* **Source data**:
===============
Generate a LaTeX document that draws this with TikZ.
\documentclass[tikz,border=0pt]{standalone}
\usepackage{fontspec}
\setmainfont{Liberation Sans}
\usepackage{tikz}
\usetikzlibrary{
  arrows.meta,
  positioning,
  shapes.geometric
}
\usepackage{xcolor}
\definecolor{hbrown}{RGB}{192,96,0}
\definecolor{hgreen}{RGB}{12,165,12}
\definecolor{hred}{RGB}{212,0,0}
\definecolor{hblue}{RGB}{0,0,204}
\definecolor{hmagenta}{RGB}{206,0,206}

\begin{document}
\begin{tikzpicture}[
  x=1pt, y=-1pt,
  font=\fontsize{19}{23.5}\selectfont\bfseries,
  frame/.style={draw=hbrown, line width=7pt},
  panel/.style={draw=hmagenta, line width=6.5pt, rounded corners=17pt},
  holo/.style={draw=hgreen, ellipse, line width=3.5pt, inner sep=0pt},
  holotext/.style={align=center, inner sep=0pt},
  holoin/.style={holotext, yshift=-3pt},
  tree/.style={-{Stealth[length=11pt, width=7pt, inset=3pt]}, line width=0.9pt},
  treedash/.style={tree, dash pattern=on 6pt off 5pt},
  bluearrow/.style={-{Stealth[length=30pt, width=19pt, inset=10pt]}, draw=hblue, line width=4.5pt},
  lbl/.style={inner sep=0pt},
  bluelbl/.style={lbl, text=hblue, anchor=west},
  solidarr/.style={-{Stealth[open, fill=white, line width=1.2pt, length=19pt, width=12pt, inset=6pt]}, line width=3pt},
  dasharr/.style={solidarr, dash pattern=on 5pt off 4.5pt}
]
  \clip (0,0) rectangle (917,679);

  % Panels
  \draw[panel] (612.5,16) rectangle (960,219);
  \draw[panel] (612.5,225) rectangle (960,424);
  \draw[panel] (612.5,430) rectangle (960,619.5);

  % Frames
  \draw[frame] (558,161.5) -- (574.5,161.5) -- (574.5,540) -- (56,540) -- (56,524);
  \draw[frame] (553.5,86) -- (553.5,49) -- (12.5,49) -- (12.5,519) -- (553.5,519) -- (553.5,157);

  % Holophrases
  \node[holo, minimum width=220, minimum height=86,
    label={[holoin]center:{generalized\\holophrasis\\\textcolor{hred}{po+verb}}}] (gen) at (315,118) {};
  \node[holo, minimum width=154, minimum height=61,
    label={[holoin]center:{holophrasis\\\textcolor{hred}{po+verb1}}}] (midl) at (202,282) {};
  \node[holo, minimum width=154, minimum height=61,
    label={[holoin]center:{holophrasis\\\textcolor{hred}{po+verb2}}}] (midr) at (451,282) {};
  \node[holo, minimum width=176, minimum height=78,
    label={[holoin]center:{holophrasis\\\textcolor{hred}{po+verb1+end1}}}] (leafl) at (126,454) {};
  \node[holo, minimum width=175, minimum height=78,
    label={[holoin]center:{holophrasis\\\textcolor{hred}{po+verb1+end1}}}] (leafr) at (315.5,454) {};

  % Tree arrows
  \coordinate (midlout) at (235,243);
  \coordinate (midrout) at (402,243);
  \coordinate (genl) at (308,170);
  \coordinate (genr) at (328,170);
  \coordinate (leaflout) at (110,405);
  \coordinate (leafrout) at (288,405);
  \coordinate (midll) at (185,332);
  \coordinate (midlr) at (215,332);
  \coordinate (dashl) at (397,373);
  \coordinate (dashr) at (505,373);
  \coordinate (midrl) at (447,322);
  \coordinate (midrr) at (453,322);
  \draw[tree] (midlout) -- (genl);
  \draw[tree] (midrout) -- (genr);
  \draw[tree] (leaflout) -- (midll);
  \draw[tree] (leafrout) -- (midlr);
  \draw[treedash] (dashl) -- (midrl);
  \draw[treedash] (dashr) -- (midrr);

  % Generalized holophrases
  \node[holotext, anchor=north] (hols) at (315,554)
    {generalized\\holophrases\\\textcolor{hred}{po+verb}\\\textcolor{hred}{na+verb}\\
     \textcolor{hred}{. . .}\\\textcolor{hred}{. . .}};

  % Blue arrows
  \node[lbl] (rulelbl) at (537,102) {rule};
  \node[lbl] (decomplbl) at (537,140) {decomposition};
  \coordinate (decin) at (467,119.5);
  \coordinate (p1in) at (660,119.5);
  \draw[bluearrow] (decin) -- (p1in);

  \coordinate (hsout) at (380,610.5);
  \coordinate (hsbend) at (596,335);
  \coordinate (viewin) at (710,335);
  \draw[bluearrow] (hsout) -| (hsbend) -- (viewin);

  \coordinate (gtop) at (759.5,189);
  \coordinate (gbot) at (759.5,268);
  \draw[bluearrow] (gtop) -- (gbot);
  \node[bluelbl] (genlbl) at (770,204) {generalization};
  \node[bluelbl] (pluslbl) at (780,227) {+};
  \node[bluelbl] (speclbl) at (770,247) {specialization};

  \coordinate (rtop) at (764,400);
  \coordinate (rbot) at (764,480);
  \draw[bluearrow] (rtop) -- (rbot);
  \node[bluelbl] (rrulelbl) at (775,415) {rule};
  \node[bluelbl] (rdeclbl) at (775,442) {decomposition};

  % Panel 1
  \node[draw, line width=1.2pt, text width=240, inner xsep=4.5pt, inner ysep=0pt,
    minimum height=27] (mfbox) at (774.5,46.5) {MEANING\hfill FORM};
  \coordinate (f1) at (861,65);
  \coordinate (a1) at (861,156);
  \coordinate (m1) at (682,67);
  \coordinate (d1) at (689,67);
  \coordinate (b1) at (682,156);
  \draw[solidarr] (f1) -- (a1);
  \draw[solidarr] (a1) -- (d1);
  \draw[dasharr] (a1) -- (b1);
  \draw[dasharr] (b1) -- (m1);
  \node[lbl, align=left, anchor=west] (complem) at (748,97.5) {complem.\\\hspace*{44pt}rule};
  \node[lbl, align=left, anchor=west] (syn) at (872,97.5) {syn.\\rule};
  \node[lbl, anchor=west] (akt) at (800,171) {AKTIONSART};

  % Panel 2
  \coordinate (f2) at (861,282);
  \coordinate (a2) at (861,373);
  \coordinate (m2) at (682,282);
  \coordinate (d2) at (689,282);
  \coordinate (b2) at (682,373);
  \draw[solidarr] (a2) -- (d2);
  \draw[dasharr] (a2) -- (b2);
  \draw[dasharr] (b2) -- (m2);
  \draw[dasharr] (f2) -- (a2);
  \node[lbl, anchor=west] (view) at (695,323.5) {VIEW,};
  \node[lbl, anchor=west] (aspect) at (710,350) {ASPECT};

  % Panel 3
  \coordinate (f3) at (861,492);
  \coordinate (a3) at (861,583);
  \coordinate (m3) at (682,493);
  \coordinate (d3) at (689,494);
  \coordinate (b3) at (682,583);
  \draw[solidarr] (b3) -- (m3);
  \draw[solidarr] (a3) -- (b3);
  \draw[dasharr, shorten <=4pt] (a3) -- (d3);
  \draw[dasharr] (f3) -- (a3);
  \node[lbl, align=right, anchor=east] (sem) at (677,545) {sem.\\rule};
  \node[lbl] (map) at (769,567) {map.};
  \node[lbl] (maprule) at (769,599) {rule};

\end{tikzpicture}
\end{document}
===============
* **Problem statement**:
Copy, please, exactly the lines that start at the first line of the data and end at the line containing "(553.5,519) -- (553.5,157);", both kept and no others.

* **Written solution**:
Generate a LaTeX document that draws this with TikZ.
\documentclass[tikz,border=0pt]{standalone}
\usepackage{fontspec}
\setmainfont{Liberation Sans}
\usepackage{tikz}
\usetikzlibrary{
  arrows.meta,
  positioning,
  shapes.geometric
}
\usepackage{xcolor}
\definecolor{hbrown}{RGB}{192,96,0}
\definecolor{hgreen}{RGB}{12,165,12}
\definecolor{hred}{RGB}{212,0,0}
\definecolor{hblue}{RGB}{0,0,204}
\definecolor{hmagenta}{RGB}{206,0,206}

\begin{document}
\begin{tikzpicture}[
  x=1pt, y=-1pt,
  font=\fontsize{19}{23.5}\selectfont\bfseries,
  frame/.style={draw=hbrown, line width=7pt},
  panel/.style={draw=hmagenta, line width=6.5pt, rounded corners=17pt},
  holo/.style={draw=hgreen, ellipse, line width=3.5pt, inner sep=0pt},
  holotext/.style={align=center, inner sep=0pt},
  holoin/.style={holotext, yshift=-3pt},
  tree/.style={-{Stealth[length=11pt, width=7pt, inset=3pt]}, line width=0.9pt},
  treedash/.style={tree, dash pattern=on 6pt off 5pt},
  bluearrow/.style={-{Stealth[length=30pt, width=19pt, inset=10pt]}, draw=hblue, line width=4.5pt},
  lbl/.style={inner sep=0pt},
  bluelbl/.style={lbl, text=hblue, anchor=west},
  solidarr/.style={-{Stealth[open, fill=white, line width=1.2pt, length=19pt, width=12pt, inset=6pt]}, line width=3pt},
  dasharr/.style={solidarr, dash pattern=on 5pt off 4.5pt}
]
  \clip (0,0) rectangle (917,679);

  % Panels
  \draw[panel] (612.5,16) rectangle (960,219);
  \draw[panel] (612.5,225) rectangle (960,424);
  \draw[panel] (612.5,430) rectangle (960,619.5);

  % Frames
  \draw[frame] (558,161.5) -- (574.5,161.5) -- (574.5,540) -- (56,540) -- (56,524);
  \draw[frame] (553.5,86) -- (553.5,49) -- (12.5,49) -- (12.5,519) -- (553.5,519) -- (553.5,157);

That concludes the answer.